Making benchmarking happen
The prudent customer will insist on some form of regular price reviews during the tenure of the outsourced service. Furthermore, it is advisable to insist that a price review occurs at the end of the contract, if only to establish whether or not to continue with the current supplier. However, unless the method whereby this review will take place is properly legislated in the contract, it is unlikely to occur in any meaningful way.

One of the ways to ensure that proper price reviews take place at required milestones is to introduce a benchmarking clause into the telecoms outsource contract. Under such a clause, regular benchmarking by a third party is to be commissioned by the parties to the contract. The clause need not specify what benchmarking approach is to be used, since the art of benchmarking will evolve with time anyway.

However, it is important that the parties to the contract specify which components of the service are to be benchmarked, how the results of such benchmarking are to be used and what is to happen in the event that one of the parties fails to abide by its results.
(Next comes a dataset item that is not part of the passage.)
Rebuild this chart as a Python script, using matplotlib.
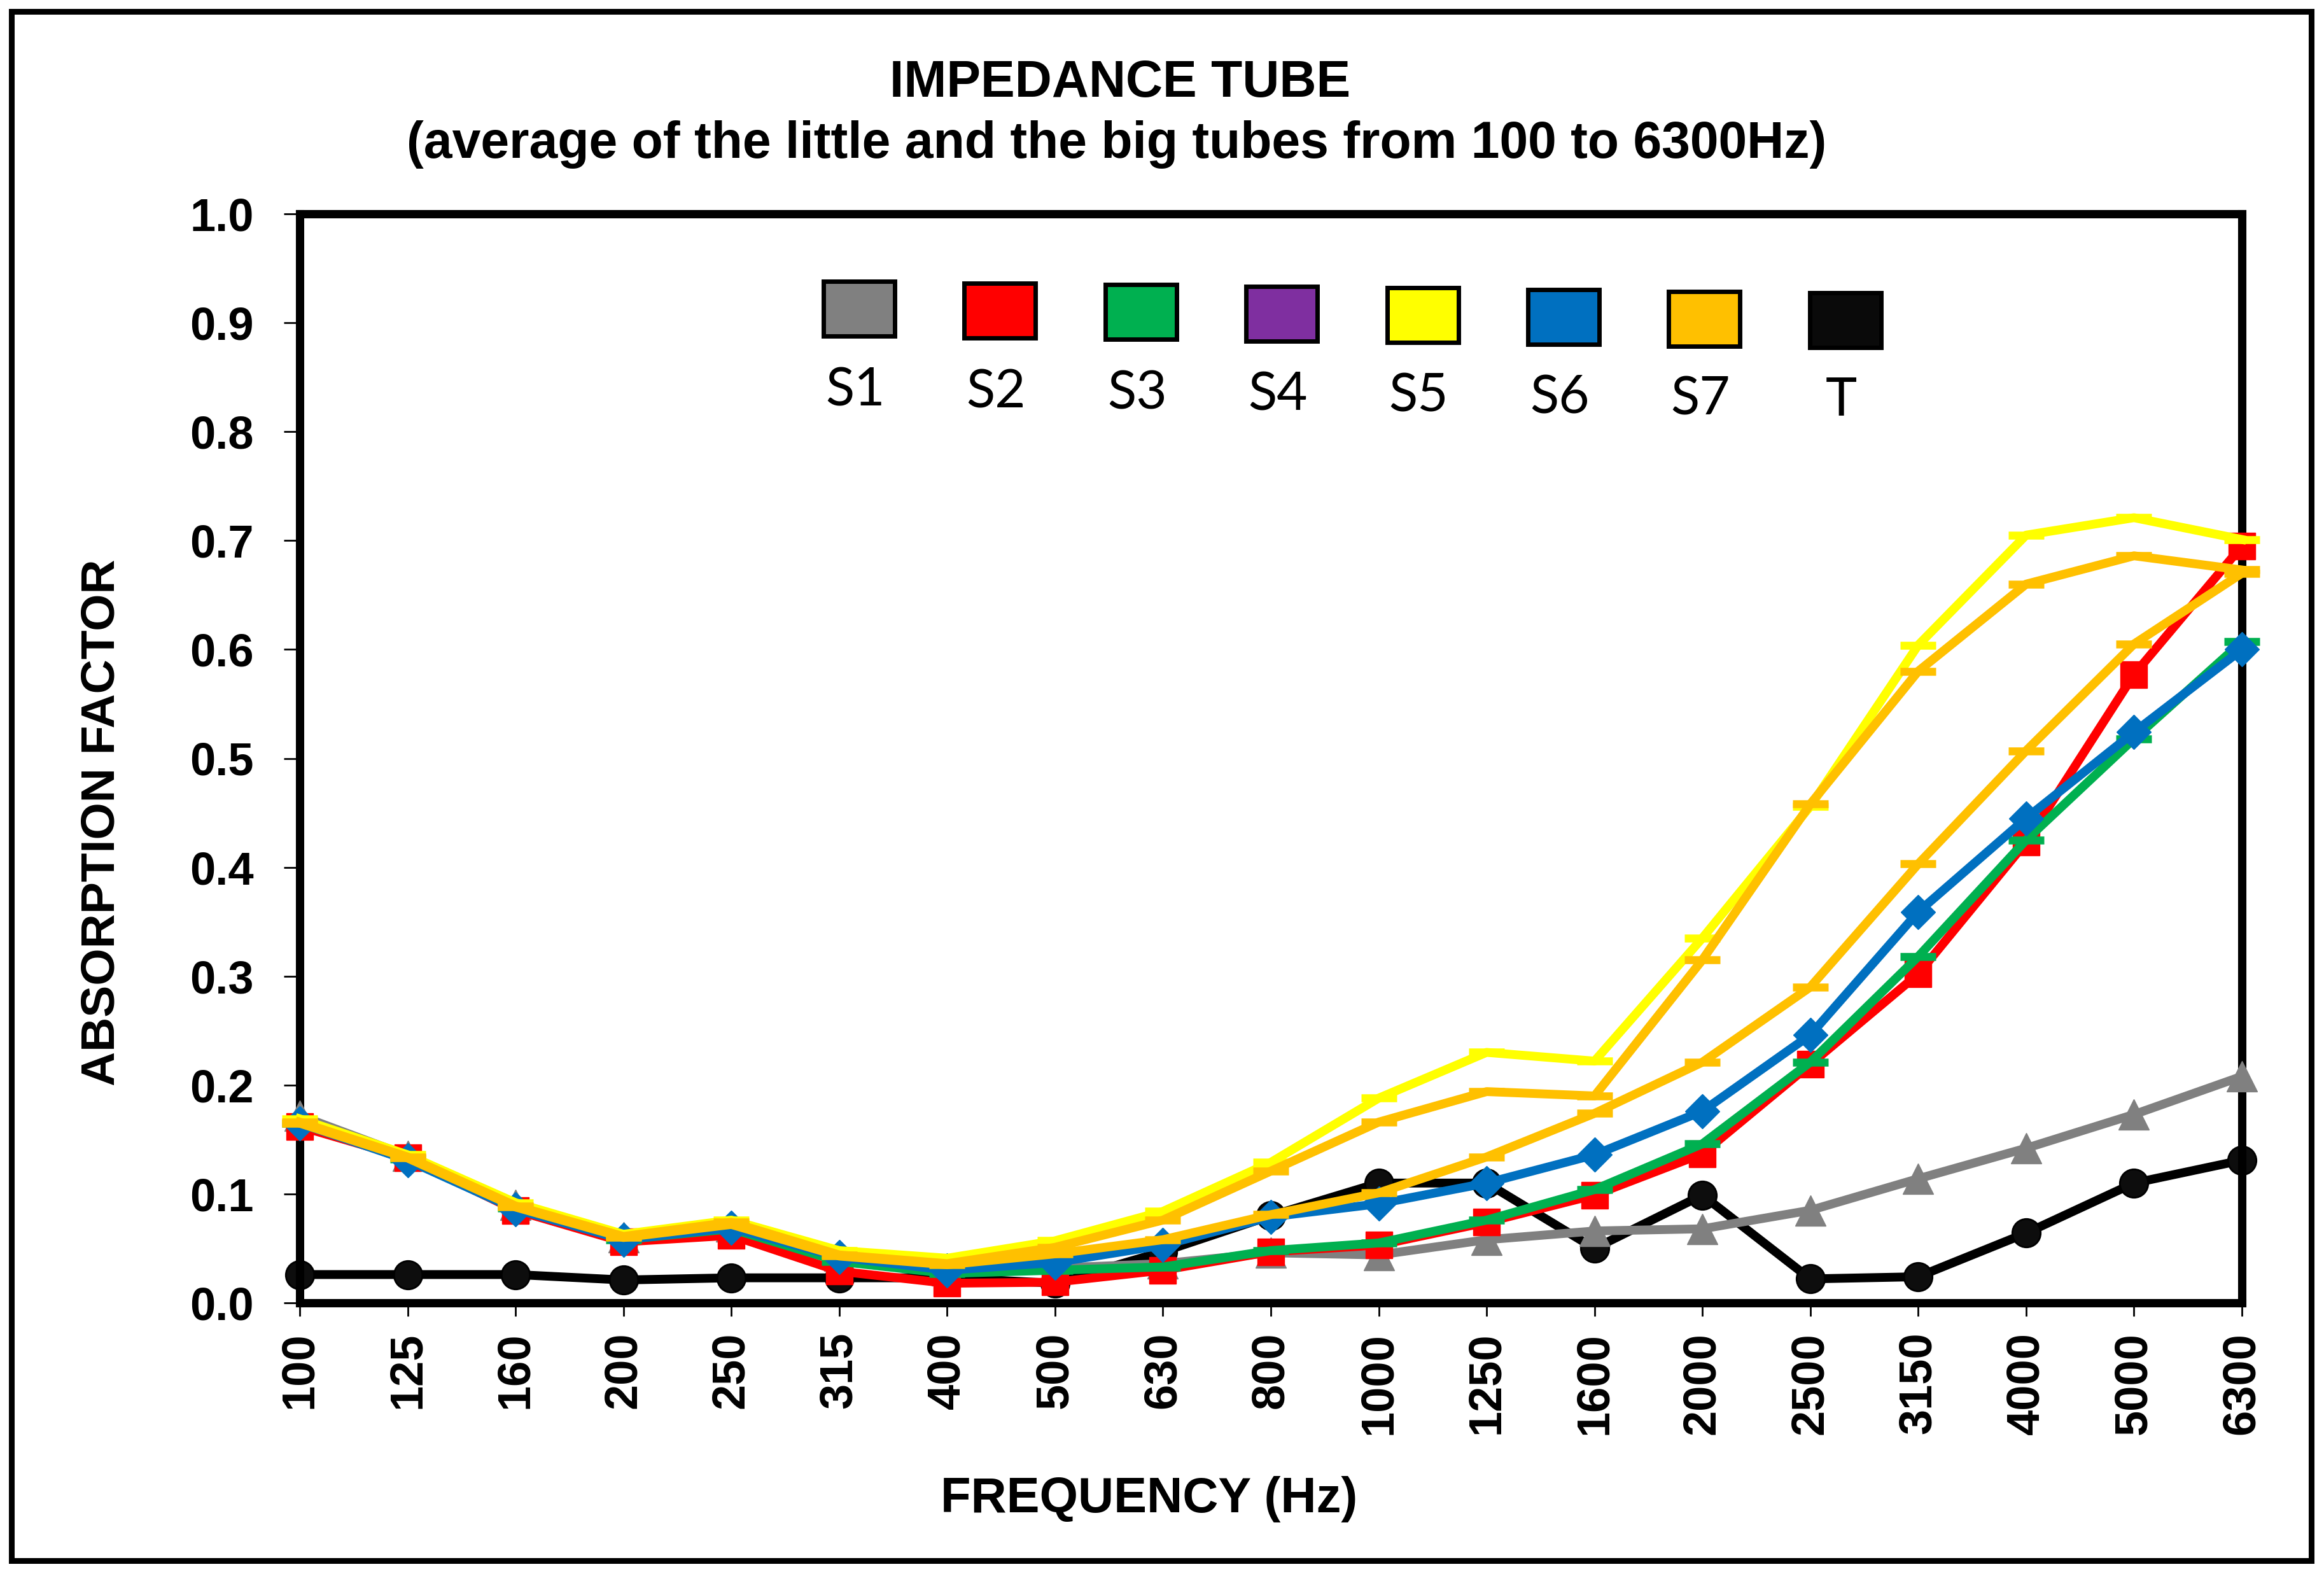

The contract should also specify which of the parties to the contract is responsible for obtaining the benchmark evaluation and paying for it.

It would be unfair for the customer to insist on benchmarking the cost of an early capital investment made by the supplier at the outset of the contract, even though the charge for this up-front investment by the supplier is being amortised in the charges levied over the lifetime of the contract. However, the running costs of a particular service, leased line charges and call charges are examples of what can and should be benchmarked in any event.

Care must also be taken when new services are added, to ensure that the parameters to be benchmarked with respect to those new services are added to the benchmark clause in the contract.